Direction:
Omit all pictures. Copy the rest of the material exactly.

## START Given data

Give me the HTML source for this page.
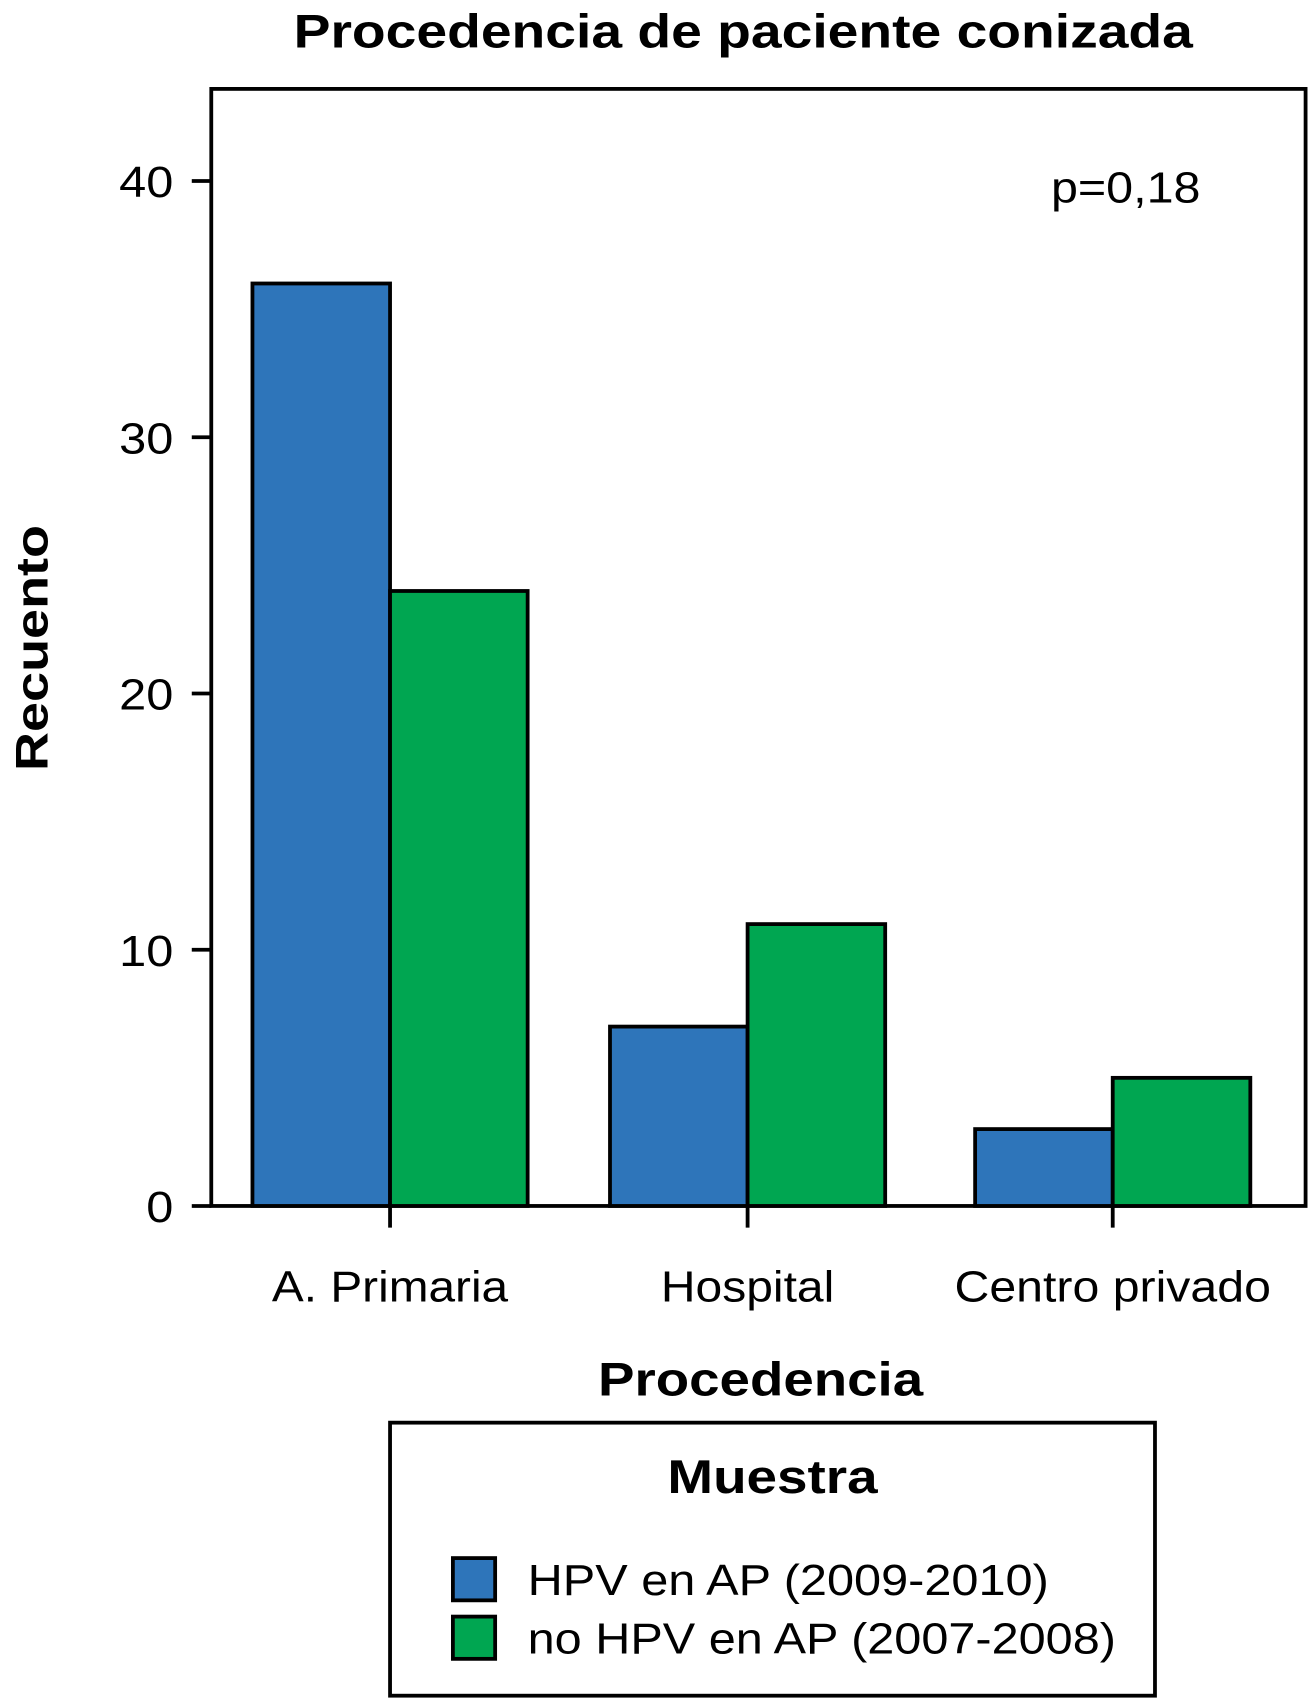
<!DOCTYPE html>
<html><head><meta charset="utf-8"><style>
html,body{margin:0;padding:0;background:#fff;}
svg{display:block;font-family:"Liberation Sans",Arial,sans-serif;}
</style></head><body>
<svg id="chart" width="1311" height="1699" viewBox="0 0 1210 1568" xmlns="http://www.w3.org/2000/svg">
<rect width="1210" height="1568" fill="#fff"/>
<text x="271" y="44" font-size="44" font-weight="bold" textLength="830" lengthAdjust="spacingAndGlyphs">Procedencia de paciente conizada</text>
<rect x="195" y="82" width="1010" height="1031" fill="none" stroke="#000" stroke-width="3.5"/>
<g id="bars"></g>
<g id="axes"></g>
<text x="970" y="187" font-size="40" textLength="138" lengthAdjust="spacingAndGlyphs">p=0,18</text>
<text transform="translate(44,598) rotate(-90)" text-anchor="middle" font-size="42" font-weight="bold" textLength="227" lengthAdjust="spacingAndGlyphs">Recuento</text>
<text x="552" y="1288" font-size="44" font-weight="bold" textLength="300" lengthAdjust="spacingAndGlyphs">Procedencia</text>
<g>
<rect x="360" y="1313" width="706" height="252" fill="none" stroke="#000" stroke-width="3.5"/>
<text x="616" y="1378" font-size="44" font-weight="bold" textLength="194" lengthAdjust="spacingAndGlyphs">Muestra</text>
<rect x="418" y="1438" width="39" height="39" fill="#2e75ba" stroke="#000" stroke-width="3.5"/>
<text x="487" y="1472" font-size="40" textLength="481" lengthAdjust="spacingAndGlyphs">HPV en AP (2009-2010)</text>
<rect x="418" y="1492" width="39" height="39" fill="#00a651" stroke="#000" stroke-width="3.5"/>
<text x="487" y="1526" font-size="40" textLength="543" lengthAdjust="spacingAndGlyphs">no HPV en AP (2007-2008)</text>
</g>
</svg>
<script>
const categories = ["A. Primaria", "Hospital", "Centro privado"];
const hpvValues = [36, 7, 3];
const noHpvValues = [24, 11, 5];
const yTicks = [0, 10, 20, 30, 40];
const catLabelWidths = [218, 160, 292];

const NS = "http://www.w3.org/2000/svg";
const y0 = 1113, yPer = (1113 - 167) / 40;
function yScale(v){ return y0 - v * yPer; }
const catCenters = [360, 690, 1027];
function xScale(i){ return catCenters[i]; }
const barW = 127;
const bars = document.getElementById('bars');
const axes = document.getElementById('axes');
function mk(tag, attrs, parent){ const e = document.createElementNS(NS, tag); for (const k in attrs) e.setAttribute(k, attrs[k]); parent.appendChild(e); return e; }

categories.forEach((c, i) => {
  const cx = xScale(i);
  const b1 = mk('rect', {x: cx - barW, y: yScale(hpvValues[i]), width: barW, height: y0 - yScale(hpvValues[i]), fill: '#2e75ba', stroke: '#000', 'stroke-width': 3.5}, bars);
  
  
  const b2 = mk('rect', {x: cx, y: yScale(noHpvValues[i]), width: barW, height: y0 - yScale(noHpvValues[i]), fill: '#00a651', stroke: '#000', 'stroke-width': 3.5}, bars);
  
  
  const t = mk('line', {x1: cx, x2: cx, y1: y0, y2: 1133, stroke: '#000', 'stroke-width': 3.5}, axes);
  
  
  const l = mk('text', {x: cx, y: 1201, 'text-anchor': 'middle', 'font-size': 40, textLength: catLabelWidths[i], lengthAdjust: 'spacingAndGlyphs'}, axes);
  l.textContent = c;
  
  
});
yTicks.forEach(v => {
  const y = yScale(v);
  const t = mk('line', {x1: 177, x2: 195, y1: y, y2: y, stroke: '#000', 'stroke-width': 3.5}, axes);
  
  
  const w = String(v).length * 25;
  const l = mk('text', {x: 160, y: y + 15, 'text-anchor': 'end', 'font-size': 40, textLength: w, lengthAdjust: 'spacingAndGlyphs'}, axes);
  l.textContent = v;
  
  
});
</script>
</body></html>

## END Given data

Output for this exercise:
Give me the HTML source for this page.
<!DOCTYPE html>
<html><head><meta charset="utf-8"><style>
html,body{margin:0;padding:0;background:#fff;}
svg{display:block;font-family:"Liberation Sans",Arial,sans-serif;}
</style></head><body>
<svg id="chart" width="1311" height="1699" viewBox="0 0 1210 1568" xmlns="http://www.w3.org/2000/svg">
<rect width="1210" height="1568" fill="#fff"/>
<text x="271" y="44" font-size="44" font-weight="bold" textLength="830" lengthAdjust="spacingAndGlyphs">Procedencia de paciente conizada</text>
<rect x="195" y="82" width="1010" height="1031" fill="none" stroke="#000" stroke-width="3.5"/>
<g id="bars"></g>
<g id="axes"></g>
<text x="970" y="187" font-size="40" textLength="138" lengthAdjust="spacingAndGlyphs">p=0,18</text>
<text transform="translate(44,598) rotate(-90)" text-anchor="middle" font-size="42" font-weight="bold" textLength="227" lengthAdjust="spacingAndGlyphs">Recuento</text>
<text x="552" y="1288" font-size="44" font-weight="bold" textLength="300" lengthAdjust="spacingAndGlyphs">Procedencia</text>
<g>
<rect x="360" y="1313" width="706" height="252" fill="none" stroke="#000" stroke-width="3.5"/>
<text x="616" y="1378" font-size="44" font-weight="bold" textLength="194" lengthAdjust="spacingAndGlyphs">Muestra</text>
<rect x="418" y="1438" width="39" height="39" fill="#2e75ba" stroke="#000" stroke-width="3.5"/>
<text x="487" y="1472" font-size="40" textLength="481" lengthAdjust="spacingAndGlyphs">HPV en AP (2009-2010)</text>
<rect x="418" y="1492" width="39" height="39" fill="#00a651" stroke="#000" stroke-width="3.5"/>
<text x="487" y="1526" font-size="40" textLength="543" lengthAdjust="spacingAndGlyphs">no HPV en AP (2007-2008)</text>
</g>
</svg>
<script>
const categories = ["A. Primaria", "Hospital", "Centro privado"];
const hpvValues = [36, 7, 3];
const noHpvValues = [24, 11, 5];
const yTicks = [0, 10, 20, 30, 40];
const catLabelWidths = [218, 160, 292];

const NS = "http://www.w3.org/2000/svg";
const y0 = 1113, yPer = (1113 - 167) / 40;
function yScale(v){ return y0 - v * yPer; }
const catCenters = [360, 690, 1027];
function xScale(i){ return catCenters[i]; }
const barW = 127;
const bars = document.getElementById('bars');
const axes = document.getElementById('axes');
function mk(tag, attrs, parent){ const e = document.createElementNS(NS, tag); for (const k in attrs) e.setAttribute(k, attrs[k]); parent.appendChild(e); return e; }

categories.forEach((c, i) => {
  const cx = xScale(i);
  const b1 = mk('rect', {x: cx - barW, y: yScale(hpvValues[i]), width: barW, height: y0 - yScale(hpvValues[i]), fill: '#2e75ba', stroke: '#000', 'stroke-width': 3.5}, bars);
  
  
  const b2 = mk('rect', {x: cx, y: yScale(noHpvValues[i]), width: barW, height: y0 - yScale(noHpvValues[i]), fill: '#00a651', stroke: '#000', 'stroke-width': 3.5}, bars);
  
  
  const t = mk('line', {x1: cx, x2: cx, y1: y0, y2: 1133, stroke: '#000', 'stroke-width': 3.5}, axes);
  
  
  const l = mk('text', {x: cx, y: 1201, 'text-anchor': 'middle', 'font-size': 40, textLength: catLabelWidths[i], lengthAdjust: 'spacingAndGlyphs'}, axes);
  l.textContent = c;
  
  
});
yTicks.forEach(v => {
  const y = yScale(v);
  const t = mk('line', {x1: 177, x2: 195, y1: y, y2: y, stroke: '#000', 'stroke-width': 3.5}, axes);
  
  
  const w = String(v).length * 25;
  const l = mk('text', {x: 160, y: y + 15, 'text-anchor': 'end', 'font-size': 40, textLength: w, lengthAdjust: 'spacingAndGlyphs'}, axes);
  l.textContent = v;
  
  
});
</script>
</body></html>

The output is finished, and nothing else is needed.